The appropriate IPC symbols are indicated on patent documents (published patent applications and granted patents), of which over 2 million are issued each year. The appropriate symbols are allotted by the national or regional industrial property office that publishes the patent document. For PCT applications, IPC symbols are allotted by the International Searching Authority.
Classification is indispensable for the retrieval of patent documents in the search for "prior art". Such retrieval is needed by patent-issuing authorities, potential inventors, research and development units and others concerned with the application or development of technology.
Although only 64 States are party to the Agreement, the IPC is used by the patent offices of more than 100 States, four regional offices and the Secretariat of WIPO in administering the Patent Cooperation Treaty (PCT) (1970).
In order to keep the IPC up to date, it is continuously revised and a new edition enters into force each year on January 1.
The revision of the IPC is carried out by the IPC Committee of Experts set up under the Agreement. All States party to the Agreement are members of the Committee of Experts.

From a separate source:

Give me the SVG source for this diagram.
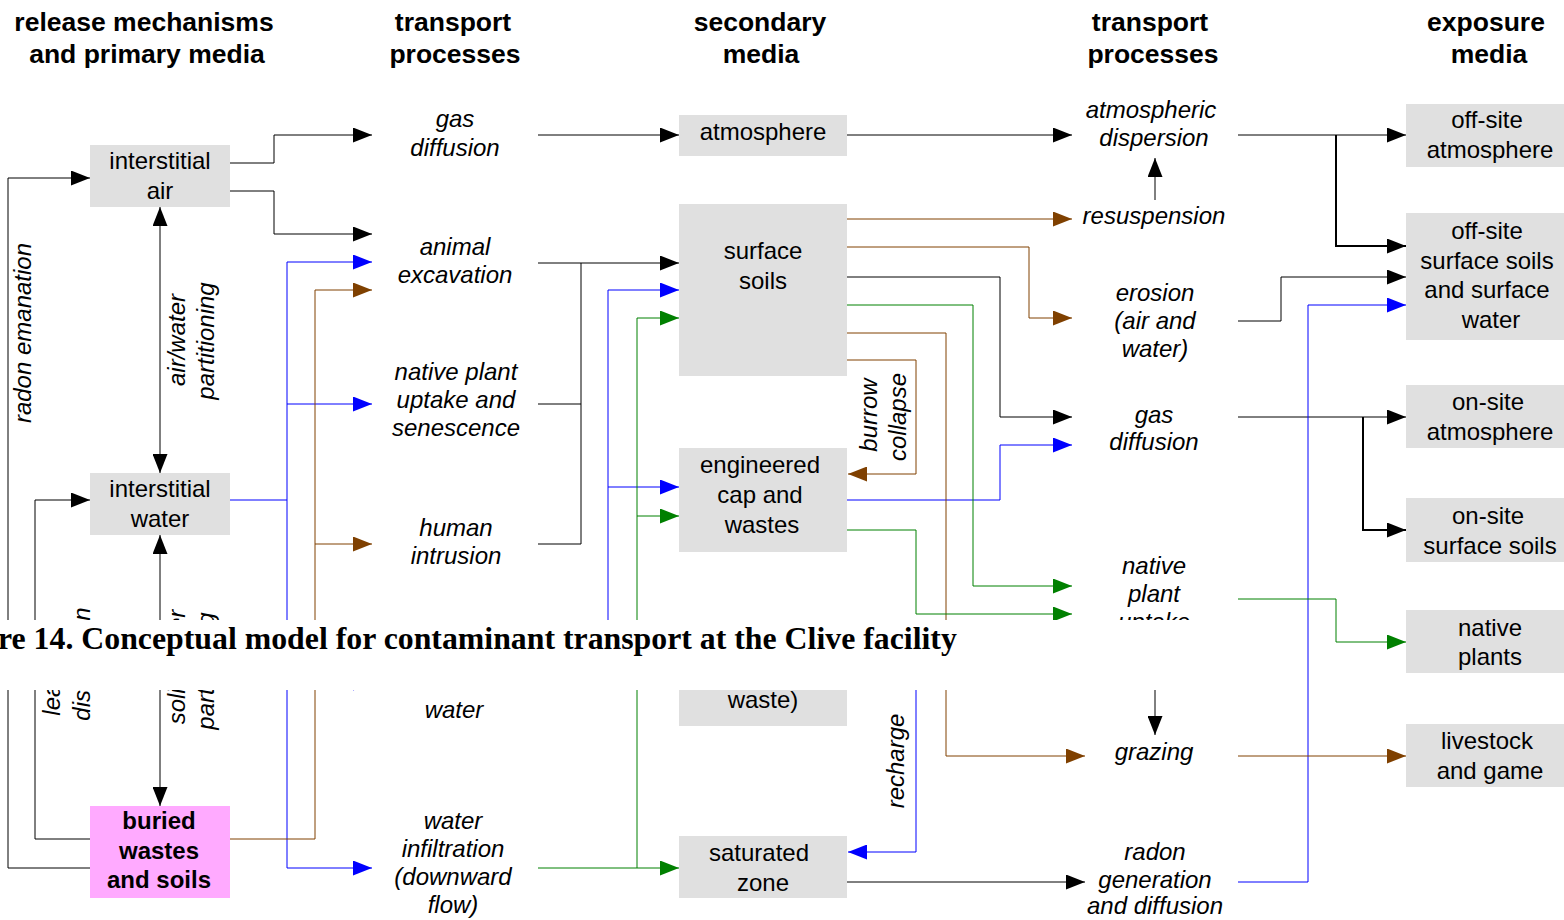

The Strasbourg Agreement created a Union, which has an Assembly. Every State that is a member of the Union is a member of the Assembly. Among the most important tasks of the Assembly is the adoption of the biennial program and budget of the Union.
The Agreement – commonly referred to as the IPC Agreement – was concluded in 1971 and amended in 1979. It is open to States party to the Paris Convention for the Protection of Industrial Property (1883). Instruments of ratification or accession must be deposited with the Director General of WIPO.